--- start ---
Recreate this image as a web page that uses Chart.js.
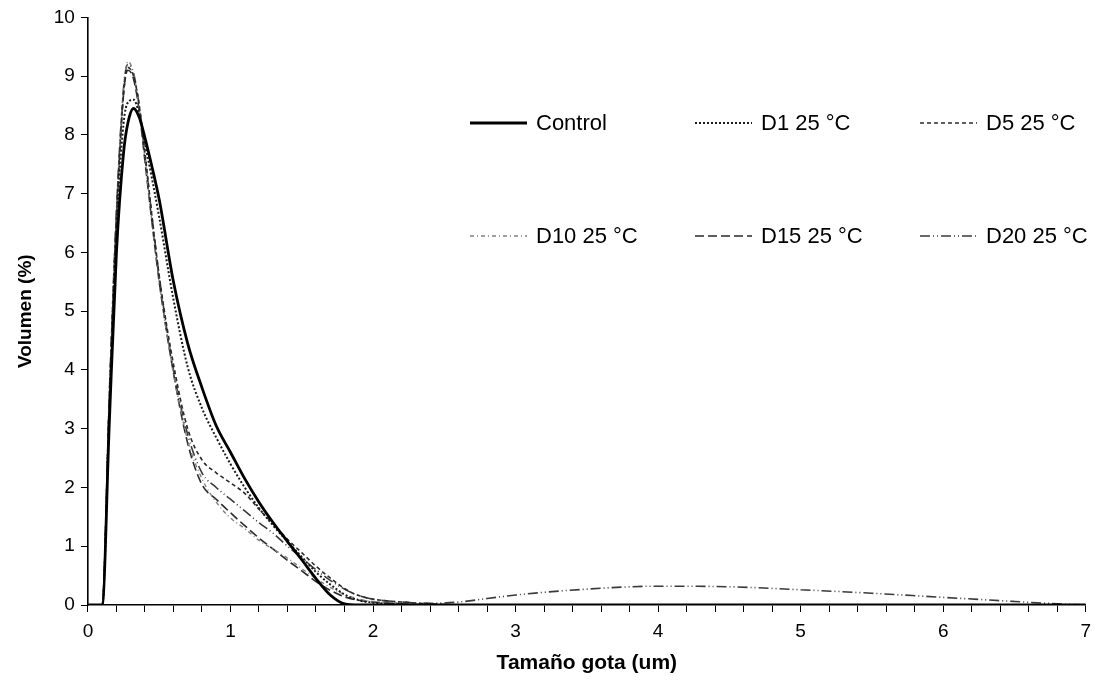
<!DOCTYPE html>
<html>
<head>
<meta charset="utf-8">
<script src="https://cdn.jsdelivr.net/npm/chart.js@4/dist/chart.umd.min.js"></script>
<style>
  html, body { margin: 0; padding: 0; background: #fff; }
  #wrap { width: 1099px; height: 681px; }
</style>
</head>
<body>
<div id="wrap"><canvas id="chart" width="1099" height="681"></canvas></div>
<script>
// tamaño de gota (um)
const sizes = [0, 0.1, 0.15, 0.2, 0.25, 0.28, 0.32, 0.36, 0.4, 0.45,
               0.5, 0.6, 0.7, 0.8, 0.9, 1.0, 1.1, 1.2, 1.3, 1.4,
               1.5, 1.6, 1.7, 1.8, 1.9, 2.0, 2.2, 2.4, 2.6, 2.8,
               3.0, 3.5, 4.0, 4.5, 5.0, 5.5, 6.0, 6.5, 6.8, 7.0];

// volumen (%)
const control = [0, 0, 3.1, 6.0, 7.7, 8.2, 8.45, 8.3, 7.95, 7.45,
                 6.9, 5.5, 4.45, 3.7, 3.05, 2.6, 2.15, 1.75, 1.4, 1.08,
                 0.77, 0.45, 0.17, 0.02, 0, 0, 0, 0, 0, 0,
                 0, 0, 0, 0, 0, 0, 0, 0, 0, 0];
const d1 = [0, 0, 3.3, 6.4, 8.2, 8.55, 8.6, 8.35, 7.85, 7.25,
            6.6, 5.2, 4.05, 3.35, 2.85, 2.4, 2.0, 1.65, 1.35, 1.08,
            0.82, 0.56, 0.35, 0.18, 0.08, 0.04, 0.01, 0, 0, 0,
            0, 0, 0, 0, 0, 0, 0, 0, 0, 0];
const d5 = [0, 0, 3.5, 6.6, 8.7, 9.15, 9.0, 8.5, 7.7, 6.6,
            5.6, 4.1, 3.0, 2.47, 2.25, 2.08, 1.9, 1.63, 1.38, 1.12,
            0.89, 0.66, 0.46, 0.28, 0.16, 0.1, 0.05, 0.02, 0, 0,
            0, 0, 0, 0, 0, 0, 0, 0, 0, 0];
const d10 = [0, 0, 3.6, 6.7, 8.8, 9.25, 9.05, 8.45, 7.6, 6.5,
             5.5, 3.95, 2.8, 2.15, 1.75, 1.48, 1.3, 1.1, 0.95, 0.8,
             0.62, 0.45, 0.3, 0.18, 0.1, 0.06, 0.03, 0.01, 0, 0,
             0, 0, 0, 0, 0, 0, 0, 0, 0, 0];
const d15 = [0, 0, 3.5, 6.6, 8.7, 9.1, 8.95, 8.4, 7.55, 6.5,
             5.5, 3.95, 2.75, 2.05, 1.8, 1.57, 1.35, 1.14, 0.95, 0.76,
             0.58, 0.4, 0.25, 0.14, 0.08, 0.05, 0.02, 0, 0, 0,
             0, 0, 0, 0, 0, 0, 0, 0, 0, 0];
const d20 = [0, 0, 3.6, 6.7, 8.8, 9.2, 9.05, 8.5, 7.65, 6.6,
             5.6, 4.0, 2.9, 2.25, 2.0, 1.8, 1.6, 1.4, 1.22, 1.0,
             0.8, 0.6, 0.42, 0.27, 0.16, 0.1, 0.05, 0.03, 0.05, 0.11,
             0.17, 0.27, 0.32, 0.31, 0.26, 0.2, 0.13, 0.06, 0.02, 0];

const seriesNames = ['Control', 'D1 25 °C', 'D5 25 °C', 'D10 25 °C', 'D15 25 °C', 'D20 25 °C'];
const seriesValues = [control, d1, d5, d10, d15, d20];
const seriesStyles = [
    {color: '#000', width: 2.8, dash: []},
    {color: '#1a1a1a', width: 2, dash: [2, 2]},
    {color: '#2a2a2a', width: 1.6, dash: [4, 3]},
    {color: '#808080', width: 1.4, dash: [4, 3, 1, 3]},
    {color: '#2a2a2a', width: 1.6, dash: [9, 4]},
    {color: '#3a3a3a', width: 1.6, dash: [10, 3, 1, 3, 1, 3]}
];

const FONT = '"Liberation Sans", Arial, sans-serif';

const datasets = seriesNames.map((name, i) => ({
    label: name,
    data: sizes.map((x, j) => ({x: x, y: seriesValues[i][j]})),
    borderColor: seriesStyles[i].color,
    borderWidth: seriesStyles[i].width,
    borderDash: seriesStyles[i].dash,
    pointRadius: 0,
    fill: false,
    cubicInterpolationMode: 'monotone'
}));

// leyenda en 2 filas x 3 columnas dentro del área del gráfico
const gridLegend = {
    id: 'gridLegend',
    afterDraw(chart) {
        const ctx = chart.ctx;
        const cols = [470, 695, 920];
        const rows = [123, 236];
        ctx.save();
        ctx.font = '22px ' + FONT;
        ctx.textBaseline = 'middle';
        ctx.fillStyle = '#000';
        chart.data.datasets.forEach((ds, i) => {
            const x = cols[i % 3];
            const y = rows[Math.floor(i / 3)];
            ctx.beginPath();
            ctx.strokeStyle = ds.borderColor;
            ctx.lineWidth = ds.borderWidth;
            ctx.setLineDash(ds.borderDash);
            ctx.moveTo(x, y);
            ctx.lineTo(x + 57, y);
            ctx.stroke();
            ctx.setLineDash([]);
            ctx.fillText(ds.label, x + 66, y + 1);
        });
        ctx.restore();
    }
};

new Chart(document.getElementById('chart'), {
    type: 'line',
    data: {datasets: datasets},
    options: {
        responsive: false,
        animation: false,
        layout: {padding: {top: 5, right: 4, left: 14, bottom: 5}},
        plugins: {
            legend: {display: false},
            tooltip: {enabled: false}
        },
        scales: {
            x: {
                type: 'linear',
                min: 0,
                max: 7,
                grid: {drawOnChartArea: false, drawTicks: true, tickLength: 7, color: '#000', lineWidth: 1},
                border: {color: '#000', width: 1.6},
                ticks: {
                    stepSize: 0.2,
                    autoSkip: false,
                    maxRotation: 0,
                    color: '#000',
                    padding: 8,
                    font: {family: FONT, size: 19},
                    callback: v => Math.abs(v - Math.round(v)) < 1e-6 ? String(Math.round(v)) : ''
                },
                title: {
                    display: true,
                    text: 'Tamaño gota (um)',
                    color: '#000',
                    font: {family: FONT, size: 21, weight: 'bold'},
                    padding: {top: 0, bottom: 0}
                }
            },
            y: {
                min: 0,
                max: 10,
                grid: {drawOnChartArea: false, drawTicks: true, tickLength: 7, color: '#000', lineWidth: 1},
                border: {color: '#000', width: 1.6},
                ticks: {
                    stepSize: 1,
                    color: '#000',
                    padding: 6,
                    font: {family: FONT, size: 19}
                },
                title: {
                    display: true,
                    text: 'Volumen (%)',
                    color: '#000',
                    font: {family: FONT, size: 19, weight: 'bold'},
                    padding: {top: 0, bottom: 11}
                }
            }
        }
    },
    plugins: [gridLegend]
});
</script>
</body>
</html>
--- end ---
Problem |
Would you reproduce the lines above, from the very first through the line containing "0.17, 0.27, 0.32, 0.31, 0.26, 0.2, 0.13, 0.06, 0.02, 0];", exactly and without the pictures?

Written response |
Recreate this image as a web page that uses Chart.js.
<!DOCTYPE html>
<html>
<head>
<meta charset="utf-8">
<script src="https://cdn.jsdelivr.net/npm/chart.js@4/dist/chart.umd.min.js"></script>
<style>
  html, body { margin: 0; padding: 0; background: #fff; }
  #wrap { width: 1099px; height: 681px; }
</style>
</head>
<body>
<div id="wrap"><canvas id="chart" width="1099" height="681"></canvas></div>
<script>
// tamaño de gota (um)
const sizes = [0, 0.1, 0.15, 0.2, 0.25, 0.28, 0.32, 0.36, 0.4, 0.45,
               0.5, 0.6, 0.7, 0.8, 0.9, 1.0, 1.1, 1.2, 1.3, 1.4,
               1.5, 1.6, 1.7, 1.8, 1.9, 2.0, 2.2, 2.4, 2.6, 2.8,
               3.0, 3.5, 4.0, 4.5, 5.0, 5.5, 6.0, 6.5, 6.8, 7.0];

// volumen (%)
const control = [0, 0, 3.1, 6.0, 7.7, 8.2, 8.45, 8.3, 7.95, 7.45,
                 6.9, 5.5, 4.45, 3.7, 3.05, 2.6, 2.15, 1.75, 1.4, 1.08,
                 0.77, 0.45, 0.17, 0.02, 0, 0, 0, 0, 0, 0,
                 0, 0, 0, 0, 0, 0, 0, 0, 0, 0];
const d1 = [0, 0, 3.3, 6.4, 8.2, 8.55, 8.6, 8.35, 7.85, 7.25,
            6.6, 5.2, 4.05, 3.35, 2.85, 2.4, 2.0, 1.65, 1.35, 1.08,
            0.82, 0.56, 0.35, 0.18, 0.08, 0.04, 0.01, 0, 0, 0,
            0, 0, 0, 0, 0, 0, 0, 0, 0, 0];
const d5 = [0, 0, 3.5, 6.6, 8.7, 9.15, 9.0, 8.5, 7.7, 6.6,
            5.6, 4.1, 3.0, 2.47, 2.25, 2.08, 1.9, 1.63, 1.38, 1.12,
            0.89, 0.66, 0.46, 0.28, 0.16, 0.1, 0.05, 0.02, 0, 0,
            0, 0, 0, 0, 0, 0, 0, 0, 0, 0];
const d10 = [0, 0, 3.6, 6.7, 8.8, 9.25, 9.05, 8.45, 7.6, 6.5,
             5.5, 3.95, 2.8, 2.15, 1.75, 1.48, 1.3, 1.1, 0.95, 0.8,
             0.62, 0.45, 0.3, 0.18, 0.1, 0.06, 0.03, 0.01, 0, 0,
             0, 0, 0, 0, 0, 0, 0, 0, 0, 0];
const d15 = [0, 0, 3.5, 6.6, 8.7, 9.1, 8.95, 8.4, 7.55, 6.5,
             5.5, 3.95, 2.75, 2.05, 1.8, 1.57, 1.35, 1.14, 0.95, 0.76,
             0.58, 0.4, 0.25, 0.14, 0.08, 0.05, 0.02, 0, 0, 0,
             0, 0, 0, 0, 0, 0, 0, 0, 0, 0];
const d20 = [0, 0, 3.6, 6.7, 8.8, 9.2, 9.05, 8.5, 7.65, 6.6,
             5.6, 4.0, 2.9, 2.25, 2.0, 1.8, 1.6, 1.4, 1.22, 1.0,
             0.8, 0.6, 0.42, 0.27, 0.16, 0.1, 0.05, 0.03, 0.05, 0.11,
             0.17, 0.27, 0.32, 0.31, 0.26, 0.2, 0.13, 0.06, 0.02, 0];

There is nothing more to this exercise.